>> BEGIN INFORMATION SHOWN

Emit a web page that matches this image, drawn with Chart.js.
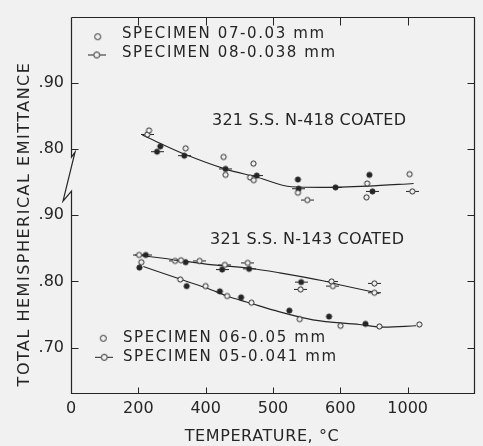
<!DOCTYPE html>
<html>
<head>
<meta charset="utf-8">
<script src="https://cdn.jsdelivr.net/npm/chart.js@4.4.1/dist/chart.umd.min.js"></script>
<style>
html,body{margin:0;padding:0;background:#f1f1f1;}
canvas{display:block;}
</style>
</head>
<body>
<canvas id="c" width="483" height="446"></canvas>
<script>
// ---------- DATA ----------
// x values are positions on the (non-uniform) temperature axis; tick i carries label X_TICK_LABELS[i]
const X_TICK_LABELS = ['0', '200', '400', '500', '600', '1000'];
// y axis is broken: lower panel (N-143) uses true emittance, upper panel (N-418) is shifted by UPPER_SHIFT
const Y_TICK_VALUES = [0.70, 0.80, 0.90, 1.00, 1.10];
const Y_TICK_LABELS = ['.70', '.80', '.90', '.80', '.90'];
const UPPER_SHIFT = 0.20;

const X_TITLE = 'TEMPERATURE, °C';
const Y_TITLE = 'TOTAL HEMISPHERICAL EMITTANCE';
const LABEL_N418 = '321 S.S. N-418 COATED';
const LABEL_N143 = '321 S.S. N-143 COATED';
const LEGEND_UPPER = ['SPECIMEN 07-0.03 mm', 'SPECIMEN 08-0.038 mm'];
const LEGEND_LOWER = ['SPECIMEN 06-0.05 mm', 'SPECIMEN 05-0.041 mm'];

// Upper panel: 321 S.S. N-418 coated
const n418OpenX = [1.159, 1.703, 2.266, 2.295, 2.710, 2.660, 2.714, 3.370, 4.398, 4.388, 5.029];
const n418OpenY = [0.828, 0.801, 0.788, 0.761, 0.778, 0.757, 0.753, 0.734, 0.748, 0.727, 0.762];
const n418OpenTickX = [1.134, 3.510, 5.069];
const n418OpenTickY = [0.822, 0.723, 0.736];
const n418SolidX = [1.327, 3.370, 4.432];
const n418SolidY = [0.804, 0.754, 0.761];
const n418SolidTickX = [1.278, 1.682, 2.295, 2.759, 3.381, 3.929, 4.477];
const n418SolidTickY = [0.796, 0.790, 0.770, 0.760, 0.740, 0.742, 0.736];
const n418CurveX = [1.060, 1.693, 2.285, 2.778, 3.273, 3.717, 4.407, 5.088];
const n418CurveY = [0.821, 0.792, 0.770, 0.757, 0.743, 0.742, 0.744, 0.748];

// Lower panel: 321 S.S. N-143 coated
const n143OpenTickX = [1.011, 1.545, 1.633, 1.910, 2.285, 2.625, 3.410, 3.869, 3.889, 4.506, 4.506];
const n143OpenTickY = [0.840, 0.831, 0.832, 0.831, 0.825, 0.828, 0.788, 0.800, 0.793, 0.797, 0.783];
const n143SolidTickX = [1.111, 2.245, 2.645, 3.418];
const n143SolidTickY = [0.840, 0.818, 0.819, 0.799];
const n143SolidX = [1.703, 1.016, 1.718, 2.211, 2.526, 3.243, 3.832, 4.373];
const n143SolidY = [0.829, 0.821, 0.793, 0.785, 0.776, 0.756, 0.747, 0.736];
const n143OpenX = [1.045, 1.623, 1.999, 2.319, 2.680, 3.396, 4.003, 4.580, 5.173];
const n143OpenY = [0.829, 0.803, 0.793, 0.778, 0.768, 0.743, 0.733, 0.732, 0.735];
const n143UpperCurveX = [0.952, 1.371, 2.112, 2.655, 3.099, 3.741, 4.037, 4.580];
const n143UpperCurveY = [0.840, 0.835, 0.825, 0.820, 0.813, 0.801, 0.794, 0.782];
const n143LowerCurveX = [1.075, 1.519, 2.014, 2.359, 2.606, 3.099, 3.592, 4.284, 4.654, 5.124];
const n143LowerCurveY = [0.8225, 0.807, 0.790, 0.7765, 0.769, 0.754, 0.742, 0.735, 0.731, 0.733];

// ---------- STYLE ----------
const INK = '#252525';
const BG = '#f1f1f1';
const FONT = '"DejaVu Sans", sans-serif';

function marker(filled, tick, r) {
  const w = tick ? 13 : Math.ceil(2 * r + 3), h = Math.ceil(2 * r + 3);
  const c = document.createElement('canvas');
  c.width = w; c.height = h;
  const g = c.getContext('2d');
  const cx = w / 2, cy = h / 2;
  g.strokeStyle = INK; g.lineWidth = 1;
  if (tick) {
    g.beginPath();
    g.moveTo(0, cy); g.lineTo(cx - r, cy);
    g.moveTo(cx + r, cy); g.lineTo(w, cy);
    g.stroke();
  }
  g.beginPath();
  g.arc(cx, cy, r, 0, Math.PI * 2);
  g.fillStyle = filled ? INK : BG;
  g.fill();
  g.stroke();
  return c;
}
const M_OPEN = marker(false, false, 2.6);
const M_OPEN_TICK = marker(false, true, 2.6);
const M_SOLID = marker(true, false, 2.6);
const M_SOLID_TICK = marker(true, true, 2.6);
const M_LEG_OPEN = marker(false, false, 3);
const M_LEG_OPEN_TICK = (function(){
  const c = document.createElement('canvas'); c.width = 18; c.height = 9;
  const g = c.getContext('2d'); g.strokeStyle = INK; g.lineWidth = 1;
  g.beginPath(); g.moveTo(0, 4.5); g.lineTo(6, 4.5); g.moveTo(12, 4.5); g.lineTo(18, 4.5); g.stroke();
  g.beginPath(); g.arc(9, 4.5, 3, 0, Math.PI * 2); g.fillStyle = BG; g.fill(); g.stroke();
  return c;
})();

function pts(xs, ys, shift) {
  return xs.map((x, i) => ({ x: x, y: ys[i] + (shift || 0) }));
}
function markerSet(label, xs, ys, shift, style) {
  return { label, data: pts(xs, ys, shift), pointStyle: style, pointRadius: 4, showLine: false, order: 1 };
}
function curveSet(label, xs, ys, shift) {
  return { label, data: pts(xs, ys, shift), showLine: true, pointRadius: 0, borderColor: INK,
           borderWidth: 1.1, cubicInterpolationMode: 'monotone', fill: false, order: 2 };
}

const datasets = [
  curveSet('N-418 fit', n418CurveX, n418CurveY, UPPER_SHIFT),
  curveSet('N-143 fit (05)', n143UpperCurveX, n143UpperCurveY, 0),
  curveSet('N-143 fit (06)', n143LowerCurveX, n143LowerCurveY, 0),
  markerSet('07 open', n418OpenX, n418OpenY, UPPER_SHIFT, M_OPEN),
  markerSet('08 open', n418OpenTickX, n418OpenTickY, UPPER_SHIFT, M_OPEN_TICK),
  markerSet('07/08 solid', n418SolidX, n418SolidY, UPPER_SHIFT, M_SOLID),
  markerSet('08 solid', n418SolidTickX, n418SolidTickY, UPPER_SHIFT, M_SOLID_TICK),
  markerSet('05 open', n143OpenTickX, n143OpenTickY, 0, M_OPEN_TICK),
  markerSet('05 solid', n143SolidTickX, n143SolidTickY, 0, M_SOLID_TICK),
  markerSet('06 solid', n143SolidX, n143SolidY, 0, M_SOLID),
  markerSet('06 open', n143OpenX, n143OpenY, 0, M_OPEN),
];

const framePlugin = {
  id: 'frame',
  beforeDraw(chart) {
    const ctx = chart.ctx;
    ctx.save(); ctx.fillStyle = BG; ctx.fillRect(0, 0, chart.width, chart.height); ctx.restore();
  },
  afterDraw(chart) {
    const ctx = chart.ctx, a = chart.chartArea, xs = chart.scales.x, ys = chart.scales.y;
    ctx.save();
    ctx.strokeStyle = INK; ctx.lineWidth = 1.2;
    const L = Math.round(a.left) + 0.5, R = Math.round(a.right) - 0.5, T = Math.round(a.top) + 0.5, B = Math.round(a.bottom) - 0.5;
    // axis with break on the left side
    const brkTop = (ys.getPixelForValue(1.00) + ys.getPixelForValue(0.90)) / 2 - 25;
    const brkBot = brkTop + 34;
    ctx.beginPath();
    ctx.moveTo(L, T); ctx.lineTo(R, T); ctx.lineTo(R, B); ctx.lineTo(L, B); ctx.lineTo(L, brkBot);
    ctx.lineTo(L - 8.5, brkBot + 10); ctx.lineTo(L + 3.5, brkTop - 5); ctx.lineTo(L, brkTop); ctx.lineTo(L, T);
    ctx.stroke();
    // inward ticks
    ctx.lineWidth = 1;
    ctx.beginPath();
    Y_TICK_VALUES.forEach(v => {
      const y = Math.round(ys.getPixelForValue(v)) + 0.5;
      ctx.moveTo(L, y); ctx.lineTo(L + 7, y);
      ctx.moveTo(R, y); ctx.lineTo(R - 7, y);
    });
    for (let i = 1; i < X_TICK_LABELS.length; i++) {
      const x = Math.round(xs.getPixelForValue(i)) + 0.5;
      ctx.moveTo(x, T); ctx.lineTo(x, T + 8);
      ctx.moveTo(x, B); ctx.lineTo(x, B - 6);
    }
    ctx.stroke();

    // texts
    ctx.fillStyle = INK;
    ctx.textBaseline = 'middle';
    ctx.textAlign = 'center';
    ctx.font = '16px ' + FONT;
    ctx.letterSpacing = '0.6px';
    ctx.fillText(X_TITLE, 262, 437);
    ctx.save();
    ctx.translate(25, 224); ctx.rotate(-Math.PI / 2);
    ctx.letterSpacing = '1.5px';
    ctx.fillText(Y_TITLE, 0, 0);
    ctx.restore();

    ctx.textAlign = 'left';
    ctx.font = '16px ' + FONT;
    ctx.letterSpacing = '0.2px';
    ctx.fillText(LABEL_N418, 212, 121);
    ctx.fillText(LABEL_N143, 210, 240);

    ctx.font = '15px ' + FONT;
    ctx.letterSpacing = '1.6px';
    ctx.fillText(LEGEND_UPPER[0], 122, 34.5);
    ctx.fillText(LEGEND_UPPER[1], 122, 53.5);
    ctx.fillText(LEGEND_LOWER[0], 123, 338.5);
    ctx.fillText(LEGEND_LOWER[1], 123, 357.5);
    ctx.letterSpacing = '0px';
    const dm = (img, x, y) => ctx.drawImage(img, x - img.width / 2, y - img.height / 2);
    dm(M_LEG_OPEN, 97.7, 36.7);
    dm(M_LEG_OPEN_TICK, 96.7, 55);
    dm(M_LEG_OPEN, 103.3, 338.3);
    dm(M_LEG_OPEN_TICK, 104.3, 357.3);
    ctx.restore();
  }
};

new Chart(document.getElementById('c'), {
  type: 'scatter',
  data: { datasets },
  options: {
    responsive: false,
    devicePixelRatio: 1,
    animation: false,
    events: [],
    layout: { padding: { top: 7, right: 8, left: 0, bottom: 0 } },
    plugins: { legend: { display: false }, tooltip: { enabled: false } },
    scales: {
      x: {
        type: 'linear', min: 0, max: 6,
        grid: { display: false, drawTicks: false }, border: { display: false },
        ticks: {
          stepSize: 1, padding: 5, color: INK, font: { family: FONT, size: 16 },
          maxRotation: 0, autoSkip: false,
          callback: (v) => (X_TICK_LABELS[v] !== undefined ? X_TICK_LABELS[v] : '')
        },
        afterFit: (s) => { s.height = 52; }
      },
      y: {
        type: 'linear', min: 0.63, max: 1.2,
        grid: { display: false, drawTicks: false }, border: { display: false },
        afterBuildTicks: (s) => { s.ticks = Y_TICK_VALUES.map(v => ({ value: v })); },
        ticks: {
          padding: 7, color: INK, font: { family: FONT, size: 16 },
          callback: (v, i) => Y_TICK_LABELS[i]
        },
        afterFit: (s) => { s.width = 71; }
      }
    }
  },
  plugins: [framePlugin]
});
</script>
</body>
</html>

>> END INFORMATION SHOWN

# [AIM]
Quote, please, every line of the material above from its start through the line that has "const LEGEND_LOWER = ['SPECIMEN", reproducing the words exactly and dropping any images.

# [RESPONSE TO THE EXERCISE]
Emit a web page that matches this image, drawn with Chart.js.
<!DOCTYPE html>
<html>
<head>
<meta charset="utf-8">
<script src="https://cdn.jsdelivr.net/npm/chart.js@4.4.1/dist/chart.umd.min.js"></script>
<style>
html,body{margin:0;padding:0;background:#f1f1f1;}
canvas{display:block;}
</style>
</head>
<body>
<canvas id="c" width="483" height="446"></canvas>
<script>
// ---------- DATA ----------
// x values are positions on the (non-uniform) temperature axis; tick i carries label X_TICK_LABELS[i]
const X_TICK_LABELS = ['0', '200', '400', '500', '600', '1000'];
// y axis is broken: lower panel (N-143) uses true emittance, upper panel (N-418) is shifted by UPPER_SHIFT
const Y_TICK_VALUES = [0.70, 0.80, 0.90, 1.00, 1.10];
const Y_TICK_LABELS = ['.70', '.80', '.90', '.80', '.90'];
const UPPER_SHIFT = 0.20;

const X_TITLE = 'TEMPERATURE, °C';
const Y_TITLE = 'TOTAL HEMISPHERICAL EMITTANCE';
const LABEL_N418 = '321 S.S. N-418 COATED';
const LABEL_N143 = '321 S.S. N-143 COATED';
const LEGEND_UPPER = ['SPECIMEN 07-0.03 mm', 'SPECIMEN 08-0.038 mm'];
const LEGEND_LOWER = ['SPECIMEN 06-0.05 mm', 'SPECIMEN 05-0.041 mm'];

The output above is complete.